== Stored data ==

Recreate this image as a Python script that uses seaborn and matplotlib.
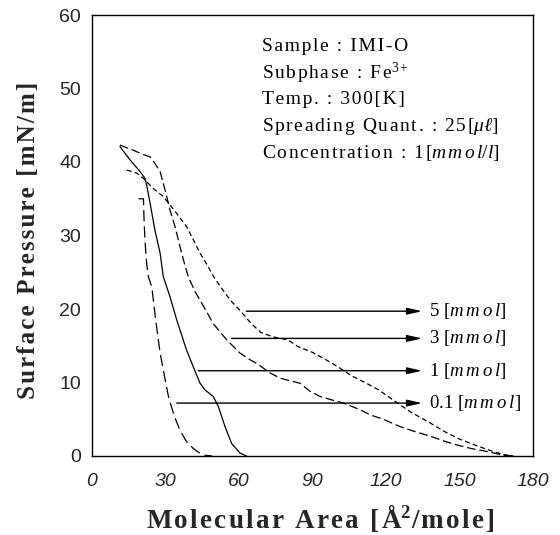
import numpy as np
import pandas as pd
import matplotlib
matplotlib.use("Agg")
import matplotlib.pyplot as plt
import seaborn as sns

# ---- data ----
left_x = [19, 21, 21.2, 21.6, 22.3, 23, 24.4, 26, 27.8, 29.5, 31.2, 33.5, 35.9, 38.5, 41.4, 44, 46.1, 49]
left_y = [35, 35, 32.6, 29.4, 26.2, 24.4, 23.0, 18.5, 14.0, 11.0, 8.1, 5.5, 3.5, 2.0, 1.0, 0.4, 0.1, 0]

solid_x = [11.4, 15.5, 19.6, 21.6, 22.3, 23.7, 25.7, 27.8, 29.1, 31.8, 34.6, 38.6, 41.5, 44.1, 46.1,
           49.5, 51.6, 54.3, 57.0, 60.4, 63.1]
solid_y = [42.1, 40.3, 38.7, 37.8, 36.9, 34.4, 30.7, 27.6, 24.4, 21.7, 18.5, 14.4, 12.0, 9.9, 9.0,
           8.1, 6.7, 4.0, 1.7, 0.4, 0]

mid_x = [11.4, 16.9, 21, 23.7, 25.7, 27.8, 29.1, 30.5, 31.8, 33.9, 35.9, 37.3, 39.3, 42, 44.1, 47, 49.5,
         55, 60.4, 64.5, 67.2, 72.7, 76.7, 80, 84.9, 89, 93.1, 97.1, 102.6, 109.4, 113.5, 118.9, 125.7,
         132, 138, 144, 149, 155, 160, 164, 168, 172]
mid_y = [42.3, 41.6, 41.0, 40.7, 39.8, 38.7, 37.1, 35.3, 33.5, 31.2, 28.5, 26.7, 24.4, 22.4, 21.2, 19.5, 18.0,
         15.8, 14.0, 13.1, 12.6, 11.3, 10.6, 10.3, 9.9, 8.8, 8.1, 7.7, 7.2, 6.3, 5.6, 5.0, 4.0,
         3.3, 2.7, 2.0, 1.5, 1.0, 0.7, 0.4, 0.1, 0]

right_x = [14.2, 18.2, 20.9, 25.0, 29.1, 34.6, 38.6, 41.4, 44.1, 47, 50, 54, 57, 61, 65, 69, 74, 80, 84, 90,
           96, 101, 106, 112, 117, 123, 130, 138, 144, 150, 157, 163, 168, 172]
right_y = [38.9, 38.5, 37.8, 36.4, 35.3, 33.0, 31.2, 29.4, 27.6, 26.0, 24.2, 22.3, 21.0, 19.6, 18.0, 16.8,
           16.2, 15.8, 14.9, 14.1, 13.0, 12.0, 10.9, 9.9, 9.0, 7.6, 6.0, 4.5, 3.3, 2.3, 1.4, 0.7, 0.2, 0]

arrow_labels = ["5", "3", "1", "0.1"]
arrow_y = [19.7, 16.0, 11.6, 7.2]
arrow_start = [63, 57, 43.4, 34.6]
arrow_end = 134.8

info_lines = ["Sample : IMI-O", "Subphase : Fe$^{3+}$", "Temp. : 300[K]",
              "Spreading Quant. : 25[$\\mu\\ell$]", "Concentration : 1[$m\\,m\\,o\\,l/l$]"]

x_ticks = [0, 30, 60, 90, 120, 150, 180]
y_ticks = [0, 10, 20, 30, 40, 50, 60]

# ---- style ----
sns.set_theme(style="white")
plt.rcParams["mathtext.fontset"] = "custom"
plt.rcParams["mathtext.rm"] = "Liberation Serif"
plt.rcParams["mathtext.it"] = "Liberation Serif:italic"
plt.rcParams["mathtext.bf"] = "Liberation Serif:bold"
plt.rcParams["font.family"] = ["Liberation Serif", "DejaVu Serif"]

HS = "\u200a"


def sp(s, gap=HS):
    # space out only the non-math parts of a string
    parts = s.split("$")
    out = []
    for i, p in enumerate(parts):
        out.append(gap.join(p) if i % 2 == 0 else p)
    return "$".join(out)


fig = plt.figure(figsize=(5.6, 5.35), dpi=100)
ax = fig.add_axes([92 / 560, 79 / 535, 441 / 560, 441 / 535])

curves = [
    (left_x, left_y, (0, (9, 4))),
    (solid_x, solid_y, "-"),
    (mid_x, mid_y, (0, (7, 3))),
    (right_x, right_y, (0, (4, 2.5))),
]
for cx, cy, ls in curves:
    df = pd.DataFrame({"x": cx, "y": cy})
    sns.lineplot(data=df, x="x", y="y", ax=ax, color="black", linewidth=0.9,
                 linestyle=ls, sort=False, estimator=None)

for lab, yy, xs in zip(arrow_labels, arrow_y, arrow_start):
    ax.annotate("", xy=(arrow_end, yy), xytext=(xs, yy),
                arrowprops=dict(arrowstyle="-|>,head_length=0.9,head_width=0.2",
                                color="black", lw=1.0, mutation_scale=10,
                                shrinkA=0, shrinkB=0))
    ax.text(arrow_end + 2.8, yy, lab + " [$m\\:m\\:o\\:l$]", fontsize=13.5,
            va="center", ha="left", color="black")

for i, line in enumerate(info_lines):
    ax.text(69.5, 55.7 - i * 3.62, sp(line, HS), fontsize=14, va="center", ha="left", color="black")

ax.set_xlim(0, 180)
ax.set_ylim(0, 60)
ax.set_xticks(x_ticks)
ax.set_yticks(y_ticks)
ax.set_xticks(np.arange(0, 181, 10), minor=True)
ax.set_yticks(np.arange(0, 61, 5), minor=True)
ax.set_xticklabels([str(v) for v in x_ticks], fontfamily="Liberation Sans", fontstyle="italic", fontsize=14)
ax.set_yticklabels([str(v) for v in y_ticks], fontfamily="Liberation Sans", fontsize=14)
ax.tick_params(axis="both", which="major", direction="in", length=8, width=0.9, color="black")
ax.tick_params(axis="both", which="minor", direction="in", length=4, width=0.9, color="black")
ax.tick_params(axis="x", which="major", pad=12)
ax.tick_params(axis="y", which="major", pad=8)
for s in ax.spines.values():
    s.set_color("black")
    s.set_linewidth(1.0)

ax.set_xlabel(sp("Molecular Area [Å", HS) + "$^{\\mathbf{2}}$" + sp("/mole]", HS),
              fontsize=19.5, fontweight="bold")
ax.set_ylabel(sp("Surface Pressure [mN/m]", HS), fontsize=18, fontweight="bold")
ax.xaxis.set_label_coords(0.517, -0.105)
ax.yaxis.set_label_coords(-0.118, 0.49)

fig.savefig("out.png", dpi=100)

===

What this task involves:
Without including any pictures, reproduce the listing exactly.

Result:
Recreate this image as a Python script that uses seaborn and matplotlib.
import numpy as np
import pandas as pd
import matplotlib
matplotlib.use("Agg")
import matplotlib.pyplot as plt
import seaborn as sns

# ---- data ----
left_x = [19, 21, 21.2, 21.6, 22.3, 23, 24.4, 26, 27.8, 29.5, 31.2, 33.5, 35.9, 38.5, 41.4, 44, 46.1, 49]
left_y = [35, 35, 32.6, 29.4, 26.2, 24.4, 23.0, 18.5, 14.0, 11.0, 8.1, 5.5, 3.5, 2.0, 1.0, 0.4, 0.1, 0]

solid_x = [11.4, 15.5, 19.6, 21.6, 22.3, 23.7, 25.7, 27.8, 29.1, 31.8, 34.6, 38.6, 41.5, 44.1, 46.1,
           49.5, 51.6, 54.3, 57.0, 60.4, 63.1]
solid_y = [42.1, 40.3, 38.7, 37.8, 36.9, 34.4, 30.7, 27.6, 24.4, 21.7, 18.5, 14.4, 12.0, 9.9, 9.0,
           8.1, 6.7, 4.0, 1.7, 0.4, 0]

mid_x = [11.4, 16.9, 21, 23.7, 25.7, 27.8, 29.1, 30.5, 31.8, 33.9, 35.9, 37.3, 39.3, 42, 44.1, 47, 49.5,
         55, 60.4, 64.5, 67.2, 72.7, 76.7, 80, 84.9, 89, 93.1, 97.1, 102.6, 109.4, 113.5, 118.9, 125.7,
         132, 138, 144, 149, 155, 160, 164, 168, 172]
mid_y = [42.3, 41.6, 41.0, 40.7, 39.8, 38.7, 37.1, 35.3, 33.5, 31.2, 28.5, 26.7, 24.4, 22.4, 21.2, 19.5, 18.0,
         15.8, 14.0, 13.1, 12.6, 11.3, 10.6, 10.3, 9.9, 8.8, 8.1, 7.7, 7.2, 6.3, 5.6, 5.0, 4.0,
         3.3, 2.7, 2.0, 1.5, 1.0, 0.7, 0.4, 0.1, 0]

right_x = [14.2, 18.2, 20.9, 25.0, 29.1, 34.6, 38.6, 41.4, 44.1, 47, 50, 54, 57, 61, 65, 69, 74, 80, 84, 90,
           96, 101, 106, 112, 117, 123, 130, 138, 144, 150, 157, 163, 168, 172]
right_y = [38.9, 38.5, 37.8, 36.4, 35.3, 33.0, 31.2, 29.4, 27.6, 26.0, 24.2, 22.3, 21.0, 19.6, 18.0, 16.8,
           16.2, 15.8, 14.9, 14.1, 13.0, 12.0, 10.9, 9.9, 9.0, 7.6, 6.0, 4.5, 3.3, 2.3, 1.4, 0.7, 0.2, 0]

arrow_labels = ["5", "3", "1", "0.1"]
arrow_y = [19.7, 16.0, 11.6, 7.2]
arrow_start = [63, 57, 43.4, 34.6]
arrow_end = 134.8

info_lines = ["Sample : IMI-O", "Subphase : Fe$^{3+}$", "Temp. : 300[K]",
              "Spreading Quant. : 25[$\\mu\\ell$]", "Concentration : 1[$m\\,m\\,o\\,l/l$]"]

x_ticks = [0, 30, 60, 90, 120, 150, 180]
y_ticks = [0, 10, 20, 30, 40, 50, 60]

# ---- style ----
sns.set_theme(style="white")
plt.rcParams["mathtext.fontset"] = "custom"
plt.rcParams["mathtext.rm"] = "Liberation Serif"
plt.rcParams["mathtext.it"] = "Liberation Serif:italic"
plt.rcParams["mathtext.bf"] = "Liberation Serif:bold"
plt.rcParams["font.family"] = ["Liberation Serif", "DejaVu Serif"]

HS = "\u200a"


def sp(s, gap=HS):
    # space out only the non-math parts of a string
    parts = s.split("$")
    out = []
    for i, p in enumerate(parts):
        out.append(gap.join(p) if i % 2 == 0 else p)
    return "$".join(out)


fig = plt.figure(figsize=(5.6, 5.35), dpi=100)
ax = fig.add_axes([92 / 560, 79 / 535, 441 / 560, 441 / 535])

curves = [
    (left_x, left_y, (0, (9, 4))),
    (solid_x, solid_y, "-"),
    (mid_x, mid_y, (0, (7, 3))),
    (right_x, right_y, (0, (4, 2.5))),
]
for cx, cy, ls in curves:
    df = pd.DataFrame({"x": cx, "y": cy})
    sns.lineplot(data=df, x="x", y="y", ax=ax, color="black", linewidth=0.9,
                 linestyle=ls, sort=False, estimator=None)

for lab, yy, xs in zip(arrow_labels, arrow_y, arrow_start):
    ax.annotate("", xy=(arrow_end, yy), xytext=(xs, yy),
                arrowprops=dict(arrowstyle="-|>,head_length=0.9,head_width=0.2",
                                color="black", lw=1.0, mutation_scale=10,
                                shrinkA=0, shrinkB=0))
    ax.text(arrow_end + 2.8, yy, lab + " [$m\\:m\\:o\\:l$]", fontsize=13.5,
            va="center", ha="left", color="black")

for i, line in enumerate(info_lines):
    ax.text(69.5, 55.7 - i * 3.62, sp(line, HS), fontsize=14, va="center", ha="left", color="black")

ax.set_xlim(0, 180)
ax.set_ylim(0, 60)
ax.set_xticks(x_ticks)
ax.set_yticks(y_ticks)
ax.set_xticks(np.arange(0, 181, 10), minor=True)
ax.set_yticks(np.arange(0, 61, 5), minor=True)
ax.set_xticklabels([str(v) for v in x_ticks], fontfamily="Liberation Sans", fontstyle="italic", fontsize=14)
ax.set_yticklabels([str(v) for v in y_ticks], fontfamily="Liberation Sans", fontsize=14)
ax.tick_params(axis="both", which="major", direction="in", length=8, width=0.9, color="black")
ax.tick_params(axis="both", which="minor", direction="in", length=4, width=0.9, color="black")
ax.tick_params(axis="x", which="major", pad=12)
ax.tick_params(axis="y", which="major", pad=8)
for s in ax.spines.values():
    s.set_color("black")
    s.set_linewidth(1.0)

ax.set_xlabel(sp("Molecular Area [Å", HS) + "$^{\\mathbf{2}}$" + sp("/mole]", HS),
              fontsize=19.5, fontweight="bold")
ax.set_ylabel(sp("Surface Pressure [mN/m]", HS), fontsize=18, fontweight="bold")
ax.xaxis.set_label_coords(0.517, -0.105)
ax.yaxis.set_label_coords(-0.118, 0.49)

fig.savefig("out.png", dpi=100)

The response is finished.